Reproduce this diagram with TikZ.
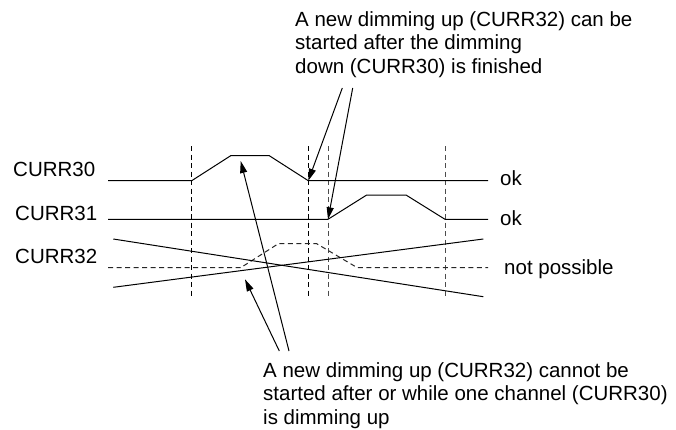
\documentclass[tikz,border=0pt]{standalone}
\usepackage{fontspec}
\setmainfont{Liberation Sans}
\usetikzlibrary{arrows.meta}
\begin{document}
\begin{tikzpicture}[x=1pt,y=-1pt,
  txt/.style={inner sep=0pt,anchor=base west,font=\fontsize{20.5}{23.5}\selectfont},
  sig/.style={line width=1pt,black},
  sigdash/.style={line width=1pt,black!85,dash pattern=on 5pt off 3.5pt},
  vmark/.style={line width=1pt,dash pattern=on 5pt off 3.5pt},
  pointer/.style={line width=1pt,-{Triangle[length=12pt,width=7pt]}}]
\useasboundingbox (0,0) rectangle (676,429);
% labels
\node[txt] (l30) at (13,176.7) {CURR30};
\node[txt] (l31) at (15,220.7) {CURR31};
\node[txt] (l32) at (15,263.3) {CURR32};
\node[txt] (ok1) at (500,185.7) {ok};
\node[txt] (ok2) at (500,225) {ok};
\node[txt] (np) at (504,274.3) {not possible};
\node[txt] (top) at (295,26) {\begin{tabular}[t]{@{}l@{}}A new dimming up (CURR32) can be\\started after the dimming\\down (CURR30) is finished\end{tabular}};
\node[txt] (bot) at (263,377) {\begin{tabular}[t]{@{}l@{}}A new dimming up (CURR32) cannot be\\started after or while one channel (CURR30)\\is dimming up\end{tabular}};
% vertical markers
\draw[vmark] (191.7,146) -- (191.7,297);
\draw[vmark] (308.3,146) -- (308.3,297);
\draw[vmark,black!70] (328,146) -- (328,297);
\draw[vmark,black!70] (445,146) -- (445,297);
% CURR30
\coordinate (e30) at (308.3,180.7);
\draw[sig] (108,180.7) -- (191.7,180.7) -- (230.7,155.7) -- (269.3,155.7) -- (e30) -- (488,180.7);
% CURR31
\coordinate (s31) at (328,219.3);
\draw[sig] (108,219.3) -- (s31) -- (366.7,195) -- (406,195) -- (445,219.3) -- (488,219.3);
% CURR32 dashed
\draw[sigdash] (108,267.7) -- (240.7,267.7) -- (278.3,243.7) -- (316.7,243.7) -- (357.3,267.7) -- (488,267.7);
% crossing lines
\draw[sig] (113.3,239) -- (483.3,296.7);
\draw[sig] (113.3,287.3) -- (483.3,239);
% arrows from top text
\coordinate (ta1) at (342.3,88);
\coordinate (ta2) at (352.7,88);
\draw[pointer] (ta1) -- (e30);
\draw[pointer] (ta2) -- (s31);
% arrows from bottom text
\coordinate (ba1) at (279.3,351);
\coordinate (ba2) at (289,351);
\coordinate (up30) at (240.7,161);
\coordinate (up32) at (245,279.3);
\draw[pointer] (ba1) -- (up32);
\draw[pointer] (ba2) -- (up30);
\end{tikzpicture}
\end{document}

Stated task: Copy each line above precisely, dropping the pictures.

The reply:
Reproduce this diagram with TikZ.
\documentclass[tikz,border=0pt]{standalone}
\usepackage{fontspec}
\setmainfont{Liberation Sans}
\usetikzlibrary{arrows.meta}
\begin{document}
\begin{tikzpicture}[x=1pt,y=-1pt,
  txt/.style={inner sep=0pt,anchor=base west,font=\fontsize{20.5}{23.5}\selectfont},
  sig/.style={line width=1pt,black},
  sigdash/.style={line width=1pt,black!85,dash pattern=on 5pt off 3.5pt},
  vmark/.style={line width=1pt,dash pattern=on 5pt off 3.5pt},
  pointer/.style={line width=1pt,-{Triangle[length=12pt,width=7pt]}}]
\useasboundingbox (0,0) rectangle (676,429);
% labels
\node[txt] (l30) at (13,176.7) {CURR30};
\node[txt] (l31) at (15,220.7) {CURR31};
\node[txt] (l32) at (15,263.3) {CURR32};
\node[txt] (ok1) at (500,185.7) {ok};
\node[txt] (ok2) at (500,225) {ok};
\node[txt] (np) at (504,274.3) {not possible};
\node[txt] (top) at (295,26) {\begin{tabular}[t]{@{}l@{}}A new dimming up (CURR32) can be\\started after the dimming\\down (CURR30) is finished\end{tabular}};
\node[txt] (bot) at (263,377) {\begin{tabular}[t]{@{}l@{}}A new dimming up (CURR32) cannot be\\started after or while one channel (CURR30)\\is dimming up\end{tabular}};
% vertical markers
\draw[vmark] (191.7,146) -- (191.7,297);
\draw[vmark] (308.3,146) -- (308.3,297);
\draw[vmark,black!70] (328,146) -- (328,297);
\draw[vmark,black!70] (445,146) -- (445,297);
% CURR30
\coordinate (e30) at (308.3,180.7);
\draw[sig] (108,180.7) -- (191.7,180.7) -- (230.7,155.7) -- (269.3,155.7) -- (e30) -- (488,180.7);
% CURR31
\coordinate (s31) at (328,219.3);
\draw[sig] (108,219.3) -- (s31) -- (366.7,195) -- (406,195) -- (445,219.3) -- (488,219.3);
% CURR32 dashed
\draw[sigdash] (108,267.7) -- (240.7,267.7) -- (278.3,243.7) -- (316.7,243.7) -- (357.3,267.7) -- (488,267.7);
% crossing lines
\draw[sig] (113.3,239) -- (483.3,296.7);
\draw[sig] (113.3,287.3) -- (483.3,239);
% arrows from top text
\coordinate (ta1) at (342.3,88);
\coordinate (ta2) at (352.7,88);
\draw[pointer] (ta1) -- (e30);
\draw[pointer] (ta2) -- (s31);
% arrows from bottom text
\coordinate (ba1) at (279.3,351);
\coordinate (ba2) at (289,351);
\coordinate (up30) at (240.7,161);
\coordinate (up32) at (245,279.3);
\draw[pointer] (ba1) -- (up32);
\draw[pointer] (ba2) -- (up30);
\end{tikzpicture}
\end{document}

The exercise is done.